START DATA FOR PROCESSING

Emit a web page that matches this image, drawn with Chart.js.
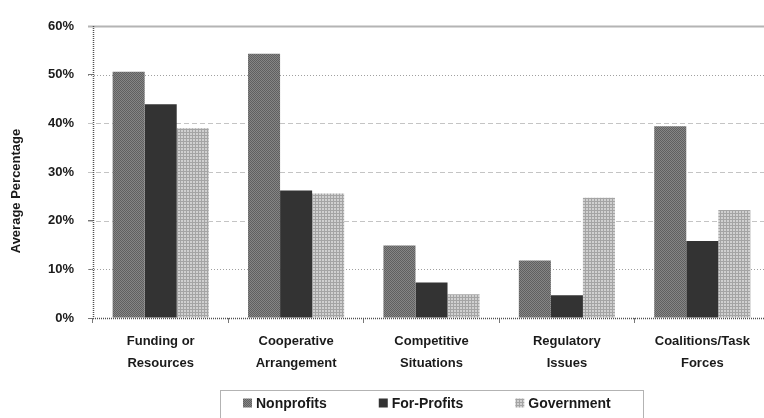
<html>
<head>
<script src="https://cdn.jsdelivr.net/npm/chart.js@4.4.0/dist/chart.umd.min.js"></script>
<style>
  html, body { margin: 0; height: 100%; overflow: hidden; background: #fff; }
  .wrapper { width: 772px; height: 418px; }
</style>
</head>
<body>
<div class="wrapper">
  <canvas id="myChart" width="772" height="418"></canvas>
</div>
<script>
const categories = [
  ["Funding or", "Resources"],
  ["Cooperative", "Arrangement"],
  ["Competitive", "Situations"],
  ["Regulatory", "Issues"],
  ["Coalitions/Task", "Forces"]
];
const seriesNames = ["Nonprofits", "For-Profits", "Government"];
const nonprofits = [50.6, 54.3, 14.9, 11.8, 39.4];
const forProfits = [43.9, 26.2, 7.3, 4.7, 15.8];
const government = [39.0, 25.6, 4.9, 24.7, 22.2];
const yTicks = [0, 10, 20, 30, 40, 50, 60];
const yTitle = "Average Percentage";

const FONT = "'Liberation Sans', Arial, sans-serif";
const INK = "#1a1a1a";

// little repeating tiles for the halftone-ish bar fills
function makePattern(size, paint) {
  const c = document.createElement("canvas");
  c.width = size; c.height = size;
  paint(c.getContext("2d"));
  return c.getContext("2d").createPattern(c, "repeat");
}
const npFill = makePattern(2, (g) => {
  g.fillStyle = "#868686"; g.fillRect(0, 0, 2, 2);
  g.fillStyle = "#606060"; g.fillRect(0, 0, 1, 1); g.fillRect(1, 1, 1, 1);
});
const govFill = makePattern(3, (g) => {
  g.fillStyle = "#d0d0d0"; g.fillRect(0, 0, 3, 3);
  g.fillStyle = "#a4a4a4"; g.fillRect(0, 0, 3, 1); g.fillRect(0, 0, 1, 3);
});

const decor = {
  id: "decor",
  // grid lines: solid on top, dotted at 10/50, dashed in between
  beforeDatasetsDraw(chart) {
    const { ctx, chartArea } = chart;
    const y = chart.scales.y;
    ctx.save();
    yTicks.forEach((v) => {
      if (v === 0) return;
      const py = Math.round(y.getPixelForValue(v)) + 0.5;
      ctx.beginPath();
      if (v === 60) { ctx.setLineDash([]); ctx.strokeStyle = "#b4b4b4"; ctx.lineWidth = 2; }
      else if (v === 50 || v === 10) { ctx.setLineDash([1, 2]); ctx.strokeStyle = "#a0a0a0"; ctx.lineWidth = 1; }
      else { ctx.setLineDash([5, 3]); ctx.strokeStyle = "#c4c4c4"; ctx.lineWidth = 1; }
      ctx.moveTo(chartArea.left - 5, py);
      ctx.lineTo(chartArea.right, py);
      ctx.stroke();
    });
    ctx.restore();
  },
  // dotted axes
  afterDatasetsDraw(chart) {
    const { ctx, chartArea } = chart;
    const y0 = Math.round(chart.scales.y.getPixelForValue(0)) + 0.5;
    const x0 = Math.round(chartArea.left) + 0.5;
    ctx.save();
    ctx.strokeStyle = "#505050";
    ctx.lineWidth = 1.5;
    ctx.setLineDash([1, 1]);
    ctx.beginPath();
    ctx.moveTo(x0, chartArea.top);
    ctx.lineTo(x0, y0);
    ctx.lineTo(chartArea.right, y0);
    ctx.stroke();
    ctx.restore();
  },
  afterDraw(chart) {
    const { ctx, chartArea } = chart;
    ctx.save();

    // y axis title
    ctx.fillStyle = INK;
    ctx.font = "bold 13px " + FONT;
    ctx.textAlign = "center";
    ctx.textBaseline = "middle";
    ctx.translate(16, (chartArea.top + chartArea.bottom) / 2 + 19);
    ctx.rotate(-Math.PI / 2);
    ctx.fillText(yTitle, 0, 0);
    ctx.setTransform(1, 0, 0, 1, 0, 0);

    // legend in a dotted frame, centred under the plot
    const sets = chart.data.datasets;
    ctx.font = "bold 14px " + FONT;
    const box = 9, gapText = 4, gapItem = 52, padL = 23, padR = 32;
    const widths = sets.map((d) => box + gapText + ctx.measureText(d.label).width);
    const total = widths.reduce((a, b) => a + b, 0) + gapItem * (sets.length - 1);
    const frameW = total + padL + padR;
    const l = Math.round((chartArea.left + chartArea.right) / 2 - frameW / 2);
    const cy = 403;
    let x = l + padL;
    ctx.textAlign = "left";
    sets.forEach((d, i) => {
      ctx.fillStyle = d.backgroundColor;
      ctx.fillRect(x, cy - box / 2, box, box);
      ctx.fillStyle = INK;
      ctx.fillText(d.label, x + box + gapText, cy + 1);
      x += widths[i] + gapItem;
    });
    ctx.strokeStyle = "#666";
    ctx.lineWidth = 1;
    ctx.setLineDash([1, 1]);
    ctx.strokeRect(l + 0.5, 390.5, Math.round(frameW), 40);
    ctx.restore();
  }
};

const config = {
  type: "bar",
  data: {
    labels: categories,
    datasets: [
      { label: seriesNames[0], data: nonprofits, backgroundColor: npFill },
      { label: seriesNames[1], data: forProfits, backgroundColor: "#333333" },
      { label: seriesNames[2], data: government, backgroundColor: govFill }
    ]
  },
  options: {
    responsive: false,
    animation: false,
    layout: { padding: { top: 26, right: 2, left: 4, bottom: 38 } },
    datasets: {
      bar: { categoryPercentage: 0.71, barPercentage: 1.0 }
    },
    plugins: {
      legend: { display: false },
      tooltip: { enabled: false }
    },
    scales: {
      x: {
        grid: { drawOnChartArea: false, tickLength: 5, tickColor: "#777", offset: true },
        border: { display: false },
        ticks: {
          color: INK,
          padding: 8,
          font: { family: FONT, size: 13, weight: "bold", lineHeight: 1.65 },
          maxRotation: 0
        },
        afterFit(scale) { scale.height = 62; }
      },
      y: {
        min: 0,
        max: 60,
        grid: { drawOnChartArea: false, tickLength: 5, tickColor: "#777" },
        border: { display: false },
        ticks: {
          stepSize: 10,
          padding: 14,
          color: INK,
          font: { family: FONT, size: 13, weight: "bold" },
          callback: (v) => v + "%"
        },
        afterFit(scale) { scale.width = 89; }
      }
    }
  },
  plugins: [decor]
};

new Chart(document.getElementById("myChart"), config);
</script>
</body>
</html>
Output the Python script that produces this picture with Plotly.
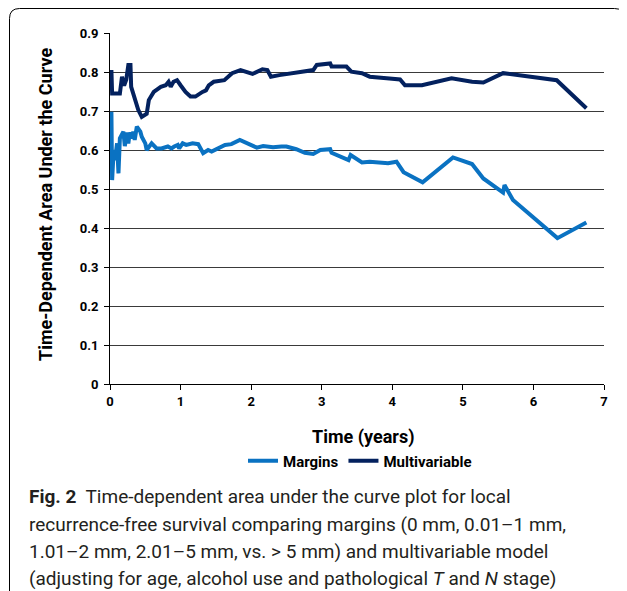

END DATA FOR PROCESSING

PROBLEM DETAILS — Skip the pictures, then retype every line above exactly.

SOLUTION FOR THIS TASK —
Emit a web page that matches this image, drawn with Chart.js.
<html>
<head>
<script src="https://cdn.jsdelivr.net/npm/chart.js@4.4.0/dist/chart.umd.min.js"></script>
<style>
  html, body { margin: 0; height: 100%; overflow: hidden; background: #fff; }
  .wrapper { width: 772px; height: 418px; }
</style>
</head>
<body>
<div class="wrapper">
  <canvas id="myChart" width="772" height="418"></canvas>
</div>
<script>
const categories = [
  ["Funding or", "Resources"],
  ["Cooperative", "Arrangement"],
  ["Competitive", "Situations"],
  ["Regulatory", "Issues"],
  ["Coalitions/Task", "Forces"]
];
const seriesNames = ["Nonprofits", "For-Profits", "Government"];
const nonprofits = [50.6, 54.3, 14.9, 11.8, 39.4];
const forProfits = [43.9, 26.2, 7.3, 4.7, 15.8];
const government = [39.0, 25.6, 4.9, 24.7, 22.2];
const yTicks = [0, 10, 20, 30, 40, 50, 60];
const yTitle = "Average Percentage";

const FONT = "'Liberation Sans', Arial, sans-serif";
const INK = "#1a1a1a";

// little repeating tiles for the halftone-ish bar fills
function makePattern(size, paint) {
  const c = document.createElement("canvas");
  c.width = size; c.height = size;
  paint(c.getContext("2d"));
  return c.getContext("2d").createPattern(c, "repeat");
}
const npFill = makePattern(2, (g) => {
  g.fillStyle = "#868686"; g.fillRect(0, 0, 2, 2);
  g.fillStyle = "#606060"; g.fillRect(0, 0, 1, 1); g.fillRect(1, 1, 1, 1);
});
const govFill = makePattern(3, (g) => {
  g.fillStyle = "#d0d0d0"; g.fillRect(0, 0, 3, 3);
  g.fillStyle = "#a4a4a4"; g.fillRect(0, 0, 3, 1); g.fillRect(0, 0, 1, 3);
});

const decor = {
  id: "decor",
  // grid lines: solid on top, dotted at 10/50, dashed in between
  beforeDatasetsDraw(chart) {
    const { ctx, chartArea } = chart;
    const y = chart.scales.y;
    ctx.save();
    yTicks.forEach((v) => {
      if (v === 0) return;
      const py = Math.round(y.getPixelForValue(v)) + 0.5;
      ctx.beginPath();
      if (v === 60) { ctx.setLineDash([]); ctx.strokeStyle = "#b4b4b4"; ctx.lineWidth = 2; }
      else if (v === 50 || v === 10) { ctx.setLineDash([1, 2]); ctx.strokeStyle = "#a0a0a0"; ctx.lineWidth = 1; }
      else { ctx.setLineDash([5, 3]); ctx.strokeStyle = "#c4c4c4"; ctx.lineWidth = 1; }
      ctx.moveTo(chartArea.left - 5, py);
      ctx.lineTo(chartArea.right, py);
      ctx.stroke();
    });
    ctx.restore();
  },
  // dotted axes
  afterDatasetsDraw(chart) {
    const { ctx, chartArea } = chart;
    const y0 = Math.round(chart.scales.y.getPixelForValue(0)) + 0.5;
    const x0 = Math.round(chartArea.left) + 0.5;
    ctx.save();
    ctx.strokeStyle = "#505050";
    ctx.lineWidth = 1.5;
    ctx.setLineDash([1, 1]);
    ctx.beginPath();
    ctx.moveTo(x0, chartArea.top);
    ctx.lineTo(x0, y0);
    ctx.lineTo(chartArea.right, y0);
    ctx.stroke();
    ctx.restore();
  },
  afterDraw(chart) {
    const { ctx, chartArea } = chart;
    ctx.save();

    // y axis title
    ctx.fillStyle = INK;
    ctx.font = "bold 13px " + FONT;
    ctx.textAlign = "center";
    ctx.textBaseline = "middle";
    ctx.translate(16, (chartArea.top + chartArea.bottom) / 2 + 19);
    ctx.rotate(-Math.PI / 2);
    ctx.fillText(yTitle, 0, 0);
    ctx.setTransform(1, 0, 0, 1, 0, 0);

    // legend in a dotted frame, centred under the plot
    const sets = chart.data.datasets;
    ctx.font = "bold 14px " + FONT;
    const box = 9, gapText = 4, gapItem = 52, padL = 23, padR = 32;
    const widths = sets.map((d) => box + gapText + ctx.measureText(d.label).width);
    const total = widths.reduce((a, b) => a + b, 0) + gapItem * (sets.length - 1);
    const frameW = total + padL + padR;
    const l = Math.round((chartArea.left + chartArea.right) / 2 - frameW / 2);
    const cy = 403;
    let x = l + padL;
    ctx.textAlign = "left";
    sets.forEach((d, i) => {
      ctx.fillStyle = d.backgroundColor;
      ctx.fillRect(x, cy - box / 2, box, box);
      ctx.fillStyle = INK;
      ctx.fillText(d.label, x + box + gapText, cy + 1);
      x += widths[i] + gapItem;
    });
    ctx.strokeStyle = "#666";
    ctx.lineWidth = 1;
    ctx.setLineDash([1, 1]);
    ctx.strokeRect(l + 0.5, 390.5, Math.round(frameW), 40);
    ctx.restore();
  }
};

const config = {
  type: "bar",
  data: {
    labels: categories,
    datasets: [
      { label: seriesNames[0], data: nonprofits, backgroundColor: npFill },
      { label: seriesNames[1], data: forProfits, backgroundColor: "#333333" },
      { label: seriesNames[2], data: government, backgroundColor: govFill }
    ]
  },
  options: {
    responsive: false,
    animation: false,
    layout: { padding: { top: 26, right: 2, left: 4, bottom: 38 } },
    datasets: {
      bar: { categoryPercentage: 0.71, barPercentage: 1.0 }
    },
    plugins: {
      legend: { display: false },
      tooltip: { enabled: false }
    },
    scales: {
      x: {
        grid: { drawOnChartArea: false, tickLength: 5, tickColor: "#777", offset: true },
        border: { display: false },
        ticks: {
          color: INK,
          padding: 8,
          font: { family: FONT, size: 13, weight: "bold", lineHeight: 1.65 },
          maxRotation: 0
        },
        afterFit(scale) { scale.height = 62; }
      },
      y: {
        min: 0,
        max: 60,
        grid: { drawOnChartArea: false, tickLength: 5, tickColor: "#777" },
        border: { display: false },
        ticks: {
          stepSize: 10,
          padding: 14,
          color: INK,
          font: { family: FONT, size: 13, weight: "bold" },
          callback: (v) => v + "%"
        },
        afterFit(scale) { scale.width = 89; }
      }
    }
  },
  plugins: [decor]
};

new Chart(document.getElementById("myChart"), config);
</script>
</body>
</html>
Output the Python script that produces this picture with Plotly.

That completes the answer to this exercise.